(Source code of charts)
###

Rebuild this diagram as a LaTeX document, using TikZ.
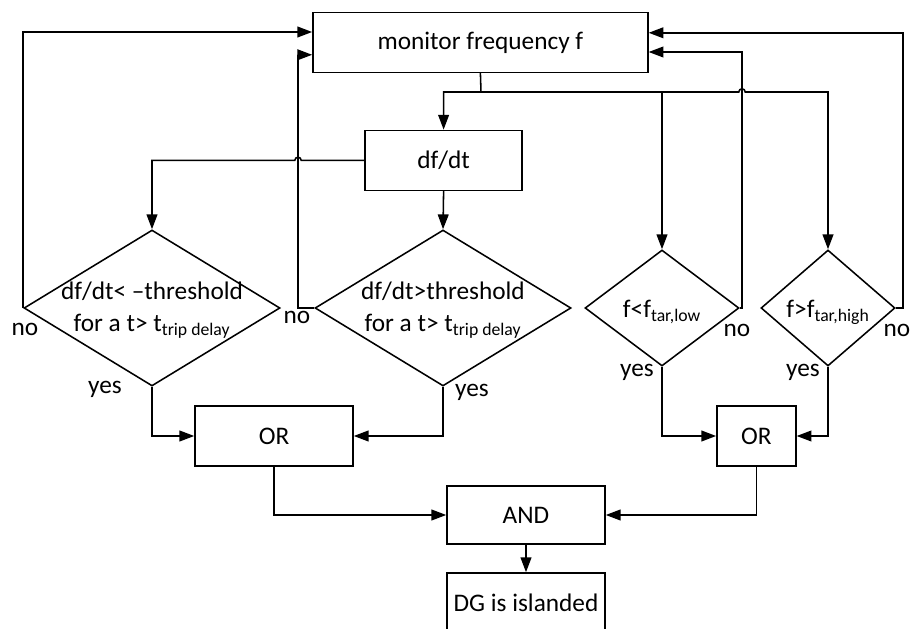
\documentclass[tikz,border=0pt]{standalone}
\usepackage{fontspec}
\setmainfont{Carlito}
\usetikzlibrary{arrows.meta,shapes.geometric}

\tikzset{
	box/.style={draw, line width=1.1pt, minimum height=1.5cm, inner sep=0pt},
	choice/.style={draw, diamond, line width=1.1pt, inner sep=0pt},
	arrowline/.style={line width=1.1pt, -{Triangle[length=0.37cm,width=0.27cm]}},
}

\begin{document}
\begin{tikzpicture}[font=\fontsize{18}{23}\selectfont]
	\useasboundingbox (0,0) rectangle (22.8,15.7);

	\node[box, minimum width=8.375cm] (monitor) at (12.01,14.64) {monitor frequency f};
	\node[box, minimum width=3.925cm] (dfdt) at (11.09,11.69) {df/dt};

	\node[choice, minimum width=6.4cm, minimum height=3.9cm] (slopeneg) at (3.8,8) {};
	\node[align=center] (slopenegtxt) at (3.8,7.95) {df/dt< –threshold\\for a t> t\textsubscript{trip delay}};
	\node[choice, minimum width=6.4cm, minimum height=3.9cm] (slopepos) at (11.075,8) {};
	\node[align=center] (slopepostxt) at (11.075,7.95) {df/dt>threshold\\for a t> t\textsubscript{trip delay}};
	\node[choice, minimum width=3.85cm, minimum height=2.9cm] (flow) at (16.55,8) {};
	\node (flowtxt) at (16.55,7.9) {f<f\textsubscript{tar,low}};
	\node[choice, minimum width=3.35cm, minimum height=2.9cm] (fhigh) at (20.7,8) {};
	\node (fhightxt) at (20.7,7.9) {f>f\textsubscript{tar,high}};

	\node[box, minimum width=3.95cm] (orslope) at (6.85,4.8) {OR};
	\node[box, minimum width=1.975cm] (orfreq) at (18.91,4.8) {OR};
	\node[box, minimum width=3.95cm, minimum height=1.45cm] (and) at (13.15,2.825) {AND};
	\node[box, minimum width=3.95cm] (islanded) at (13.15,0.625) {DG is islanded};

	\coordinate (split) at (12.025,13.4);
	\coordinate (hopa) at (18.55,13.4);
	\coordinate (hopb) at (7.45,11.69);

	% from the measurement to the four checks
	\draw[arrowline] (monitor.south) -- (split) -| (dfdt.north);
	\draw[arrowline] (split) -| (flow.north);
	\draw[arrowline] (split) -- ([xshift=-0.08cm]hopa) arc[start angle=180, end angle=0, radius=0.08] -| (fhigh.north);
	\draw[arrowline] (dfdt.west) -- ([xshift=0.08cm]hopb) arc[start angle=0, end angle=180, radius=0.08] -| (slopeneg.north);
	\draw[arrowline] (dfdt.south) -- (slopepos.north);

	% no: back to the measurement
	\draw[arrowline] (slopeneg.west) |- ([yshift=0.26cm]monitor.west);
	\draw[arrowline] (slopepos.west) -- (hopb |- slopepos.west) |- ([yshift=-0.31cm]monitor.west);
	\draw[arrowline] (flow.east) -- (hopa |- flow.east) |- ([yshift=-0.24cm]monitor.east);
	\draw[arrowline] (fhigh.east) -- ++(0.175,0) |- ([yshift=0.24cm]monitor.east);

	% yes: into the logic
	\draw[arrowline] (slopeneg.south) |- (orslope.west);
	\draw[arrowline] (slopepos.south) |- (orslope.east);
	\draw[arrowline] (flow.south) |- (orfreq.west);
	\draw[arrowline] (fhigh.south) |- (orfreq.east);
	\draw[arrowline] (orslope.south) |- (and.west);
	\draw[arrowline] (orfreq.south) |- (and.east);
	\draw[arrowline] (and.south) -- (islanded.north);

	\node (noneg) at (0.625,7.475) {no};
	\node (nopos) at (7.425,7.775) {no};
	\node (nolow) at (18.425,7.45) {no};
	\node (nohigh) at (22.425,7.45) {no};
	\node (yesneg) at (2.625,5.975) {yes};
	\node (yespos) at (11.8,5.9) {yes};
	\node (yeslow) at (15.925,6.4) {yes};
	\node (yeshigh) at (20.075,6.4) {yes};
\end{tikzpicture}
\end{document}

###

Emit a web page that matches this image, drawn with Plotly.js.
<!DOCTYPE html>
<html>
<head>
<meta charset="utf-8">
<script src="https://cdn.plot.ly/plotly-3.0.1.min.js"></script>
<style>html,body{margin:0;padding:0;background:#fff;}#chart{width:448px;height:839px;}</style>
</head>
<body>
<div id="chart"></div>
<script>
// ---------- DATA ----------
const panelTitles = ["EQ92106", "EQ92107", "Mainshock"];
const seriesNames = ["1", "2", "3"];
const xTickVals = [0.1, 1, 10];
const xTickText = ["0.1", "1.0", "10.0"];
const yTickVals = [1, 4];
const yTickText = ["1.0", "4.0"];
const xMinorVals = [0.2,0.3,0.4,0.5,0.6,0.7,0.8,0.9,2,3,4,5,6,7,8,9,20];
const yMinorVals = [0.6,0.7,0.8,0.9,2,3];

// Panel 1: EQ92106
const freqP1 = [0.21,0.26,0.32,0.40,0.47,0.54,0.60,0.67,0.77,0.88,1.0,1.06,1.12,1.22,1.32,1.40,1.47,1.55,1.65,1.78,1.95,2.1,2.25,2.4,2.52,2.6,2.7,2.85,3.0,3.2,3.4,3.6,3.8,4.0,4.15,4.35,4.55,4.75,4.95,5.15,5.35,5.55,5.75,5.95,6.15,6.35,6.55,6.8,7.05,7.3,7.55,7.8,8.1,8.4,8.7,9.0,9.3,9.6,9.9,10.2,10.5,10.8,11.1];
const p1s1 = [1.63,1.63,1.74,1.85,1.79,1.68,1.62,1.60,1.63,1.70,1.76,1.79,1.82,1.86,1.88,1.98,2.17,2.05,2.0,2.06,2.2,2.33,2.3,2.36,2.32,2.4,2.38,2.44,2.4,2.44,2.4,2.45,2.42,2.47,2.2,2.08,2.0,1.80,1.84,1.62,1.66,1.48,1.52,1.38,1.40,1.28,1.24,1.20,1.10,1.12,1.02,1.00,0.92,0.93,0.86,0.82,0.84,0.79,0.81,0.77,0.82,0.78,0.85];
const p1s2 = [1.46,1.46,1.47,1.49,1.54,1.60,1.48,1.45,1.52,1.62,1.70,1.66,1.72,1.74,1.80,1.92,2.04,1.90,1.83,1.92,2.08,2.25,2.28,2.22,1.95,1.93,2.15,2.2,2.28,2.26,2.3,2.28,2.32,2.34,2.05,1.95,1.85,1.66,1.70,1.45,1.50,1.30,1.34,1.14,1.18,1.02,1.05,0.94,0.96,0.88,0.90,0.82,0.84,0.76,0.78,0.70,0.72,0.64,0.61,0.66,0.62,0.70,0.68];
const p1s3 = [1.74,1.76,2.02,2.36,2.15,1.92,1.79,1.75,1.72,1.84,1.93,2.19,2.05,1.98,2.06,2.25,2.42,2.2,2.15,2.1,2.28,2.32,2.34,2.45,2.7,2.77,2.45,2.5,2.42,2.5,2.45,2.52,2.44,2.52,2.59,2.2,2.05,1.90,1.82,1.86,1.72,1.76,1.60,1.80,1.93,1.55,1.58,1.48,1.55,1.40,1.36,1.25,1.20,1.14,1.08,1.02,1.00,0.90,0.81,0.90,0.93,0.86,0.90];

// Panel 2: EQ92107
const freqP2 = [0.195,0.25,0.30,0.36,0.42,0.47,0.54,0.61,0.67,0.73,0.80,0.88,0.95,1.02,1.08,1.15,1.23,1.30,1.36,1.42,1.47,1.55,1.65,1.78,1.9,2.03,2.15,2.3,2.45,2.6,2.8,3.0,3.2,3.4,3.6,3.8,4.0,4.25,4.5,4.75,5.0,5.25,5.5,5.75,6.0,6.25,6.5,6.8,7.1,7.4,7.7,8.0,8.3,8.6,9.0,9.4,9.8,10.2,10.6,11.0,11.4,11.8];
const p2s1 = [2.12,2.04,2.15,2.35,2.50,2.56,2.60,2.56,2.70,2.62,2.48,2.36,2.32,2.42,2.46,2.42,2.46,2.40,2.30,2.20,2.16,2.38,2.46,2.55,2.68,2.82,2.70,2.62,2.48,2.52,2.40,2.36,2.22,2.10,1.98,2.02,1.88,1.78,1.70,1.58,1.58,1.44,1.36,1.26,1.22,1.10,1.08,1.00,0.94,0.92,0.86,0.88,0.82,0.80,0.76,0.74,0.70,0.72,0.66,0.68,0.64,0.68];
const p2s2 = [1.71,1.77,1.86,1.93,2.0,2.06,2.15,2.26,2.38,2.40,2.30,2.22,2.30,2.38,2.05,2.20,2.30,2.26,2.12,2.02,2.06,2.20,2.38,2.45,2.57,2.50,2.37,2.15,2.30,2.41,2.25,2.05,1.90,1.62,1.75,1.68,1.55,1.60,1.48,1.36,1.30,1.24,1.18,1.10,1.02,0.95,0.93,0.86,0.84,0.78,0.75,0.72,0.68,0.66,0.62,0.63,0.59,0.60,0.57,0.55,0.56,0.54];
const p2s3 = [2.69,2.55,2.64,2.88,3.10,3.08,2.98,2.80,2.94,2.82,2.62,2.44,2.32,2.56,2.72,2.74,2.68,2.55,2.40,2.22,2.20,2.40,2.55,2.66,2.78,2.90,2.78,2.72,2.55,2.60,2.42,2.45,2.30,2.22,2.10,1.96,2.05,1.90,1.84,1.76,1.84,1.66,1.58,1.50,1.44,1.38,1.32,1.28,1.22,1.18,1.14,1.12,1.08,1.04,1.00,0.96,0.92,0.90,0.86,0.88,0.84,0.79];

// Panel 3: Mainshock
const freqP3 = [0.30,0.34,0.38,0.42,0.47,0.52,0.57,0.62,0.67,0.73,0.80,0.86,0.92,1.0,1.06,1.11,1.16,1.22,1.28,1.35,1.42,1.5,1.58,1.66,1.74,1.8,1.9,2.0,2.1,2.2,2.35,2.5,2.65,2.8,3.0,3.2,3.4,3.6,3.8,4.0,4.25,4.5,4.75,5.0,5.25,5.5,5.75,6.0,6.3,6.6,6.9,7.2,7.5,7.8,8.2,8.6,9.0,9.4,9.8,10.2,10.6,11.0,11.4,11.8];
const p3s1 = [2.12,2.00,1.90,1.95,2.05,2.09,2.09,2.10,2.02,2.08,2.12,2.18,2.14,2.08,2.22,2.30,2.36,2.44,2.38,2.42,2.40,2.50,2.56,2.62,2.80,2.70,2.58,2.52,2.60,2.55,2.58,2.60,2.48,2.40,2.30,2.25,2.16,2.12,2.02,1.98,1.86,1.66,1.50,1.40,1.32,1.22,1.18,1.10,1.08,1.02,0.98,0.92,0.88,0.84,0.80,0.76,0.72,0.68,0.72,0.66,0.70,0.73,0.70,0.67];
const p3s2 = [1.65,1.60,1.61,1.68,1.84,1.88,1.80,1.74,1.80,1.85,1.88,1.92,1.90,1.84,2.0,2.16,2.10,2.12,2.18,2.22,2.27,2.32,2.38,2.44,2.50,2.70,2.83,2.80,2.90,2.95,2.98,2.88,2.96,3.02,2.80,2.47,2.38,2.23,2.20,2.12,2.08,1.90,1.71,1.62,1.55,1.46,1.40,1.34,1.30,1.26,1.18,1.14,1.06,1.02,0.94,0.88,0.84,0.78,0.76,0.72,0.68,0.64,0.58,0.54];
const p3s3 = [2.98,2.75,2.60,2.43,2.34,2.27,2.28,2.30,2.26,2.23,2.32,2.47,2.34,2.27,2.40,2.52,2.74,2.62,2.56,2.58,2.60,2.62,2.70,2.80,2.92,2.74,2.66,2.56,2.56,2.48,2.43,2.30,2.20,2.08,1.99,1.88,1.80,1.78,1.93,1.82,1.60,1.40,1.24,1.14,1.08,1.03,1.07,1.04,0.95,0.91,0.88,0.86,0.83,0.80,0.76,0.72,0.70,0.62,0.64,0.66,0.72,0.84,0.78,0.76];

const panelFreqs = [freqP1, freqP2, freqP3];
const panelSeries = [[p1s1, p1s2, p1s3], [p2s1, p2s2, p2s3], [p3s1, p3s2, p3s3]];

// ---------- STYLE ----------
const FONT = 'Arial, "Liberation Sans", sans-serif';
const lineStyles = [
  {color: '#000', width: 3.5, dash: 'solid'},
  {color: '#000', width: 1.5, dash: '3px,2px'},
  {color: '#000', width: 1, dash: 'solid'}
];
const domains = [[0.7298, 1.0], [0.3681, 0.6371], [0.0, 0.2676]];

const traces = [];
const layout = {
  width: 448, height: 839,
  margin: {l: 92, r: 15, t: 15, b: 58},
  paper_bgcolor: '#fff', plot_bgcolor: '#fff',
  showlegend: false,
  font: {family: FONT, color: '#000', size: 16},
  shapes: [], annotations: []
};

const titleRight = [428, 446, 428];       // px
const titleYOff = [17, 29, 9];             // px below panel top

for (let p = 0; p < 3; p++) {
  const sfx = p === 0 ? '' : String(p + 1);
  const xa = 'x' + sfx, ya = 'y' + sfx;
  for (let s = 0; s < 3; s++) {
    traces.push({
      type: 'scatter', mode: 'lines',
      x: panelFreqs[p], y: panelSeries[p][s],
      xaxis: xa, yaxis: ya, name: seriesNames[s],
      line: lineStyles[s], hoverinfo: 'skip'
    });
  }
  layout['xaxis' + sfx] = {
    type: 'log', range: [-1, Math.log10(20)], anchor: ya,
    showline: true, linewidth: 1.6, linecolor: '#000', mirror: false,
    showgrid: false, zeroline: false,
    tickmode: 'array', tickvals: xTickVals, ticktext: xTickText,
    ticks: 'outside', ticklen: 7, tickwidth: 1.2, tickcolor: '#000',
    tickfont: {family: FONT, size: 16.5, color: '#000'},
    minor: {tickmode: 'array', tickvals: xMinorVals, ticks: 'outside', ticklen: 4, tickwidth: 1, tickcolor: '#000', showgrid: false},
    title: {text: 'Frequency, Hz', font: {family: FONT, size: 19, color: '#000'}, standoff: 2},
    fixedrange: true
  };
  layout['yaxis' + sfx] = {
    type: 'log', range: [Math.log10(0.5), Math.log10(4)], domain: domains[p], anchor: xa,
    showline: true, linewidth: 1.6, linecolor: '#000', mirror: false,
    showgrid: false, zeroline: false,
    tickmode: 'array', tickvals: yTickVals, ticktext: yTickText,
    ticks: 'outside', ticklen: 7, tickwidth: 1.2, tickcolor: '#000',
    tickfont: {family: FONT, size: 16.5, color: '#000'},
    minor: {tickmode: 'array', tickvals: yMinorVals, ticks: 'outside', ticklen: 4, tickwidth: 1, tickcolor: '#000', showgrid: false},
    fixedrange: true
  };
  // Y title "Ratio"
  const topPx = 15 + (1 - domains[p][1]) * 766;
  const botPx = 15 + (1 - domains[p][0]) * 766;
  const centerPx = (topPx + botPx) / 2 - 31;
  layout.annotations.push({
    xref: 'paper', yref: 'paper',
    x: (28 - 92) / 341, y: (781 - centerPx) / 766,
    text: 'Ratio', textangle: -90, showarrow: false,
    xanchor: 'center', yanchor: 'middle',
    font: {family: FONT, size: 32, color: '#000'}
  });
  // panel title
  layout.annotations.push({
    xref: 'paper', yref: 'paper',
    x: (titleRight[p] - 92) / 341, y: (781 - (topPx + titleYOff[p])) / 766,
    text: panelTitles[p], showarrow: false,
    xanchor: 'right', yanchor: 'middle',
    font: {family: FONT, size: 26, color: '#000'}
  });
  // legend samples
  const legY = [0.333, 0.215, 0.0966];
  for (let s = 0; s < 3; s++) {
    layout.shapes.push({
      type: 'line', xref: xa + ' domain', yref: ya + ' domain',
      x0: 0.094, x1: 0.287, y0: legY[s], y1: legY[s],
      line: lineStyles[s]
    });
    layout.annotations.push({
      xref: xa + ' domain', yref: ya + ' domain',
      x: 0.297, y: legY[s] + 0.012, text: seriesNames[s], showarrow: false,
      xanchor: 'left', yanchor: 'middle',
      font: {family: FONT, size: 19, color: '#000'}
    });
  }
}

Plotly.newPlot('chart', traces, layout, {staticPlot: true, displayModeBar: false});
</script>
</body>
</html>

###

> [What is asked]:
Omit all pictures, then copy the lines between the ones holding "Rebuild this diagram" and "minimum width=3.925cm] (dfdt)", inclusive.

> [Result of this exercise]:
Rebuild this diagram as a LaTeX document, using TikZ.
\documentclass[tikz,border=0pt]{standalone}
\usepackage{fontspec}
\setmainfont{Carlito}
\usetikzlibrary{arrows.meta,shapes.geometric}

\tikzset{
	box/.style={draw, line width=1.1pt, minimum height=1.5cm, inner sep=0pt},
	choice/.style={draw, diamond, line width=1.1pt, inner sep=0pt},
	arrowline/.style={line width=1.1pt, -{Triangle[length=0.37cm,width=0.27cm]}},
}

\begin{document}
\begin{tikzpicture}[font=\fontsize{18}{23}\selectfont]
	\useasboundingbox (0,0) rectangle (22.8,15.7);

	\node[box, minimum width=8.375cm] (monitor) at (12.01,14.64) {monitor frequency f};
	\node[box, minimum width=3.925cm] (dfdt) at (11.09,11.69) {df/dt};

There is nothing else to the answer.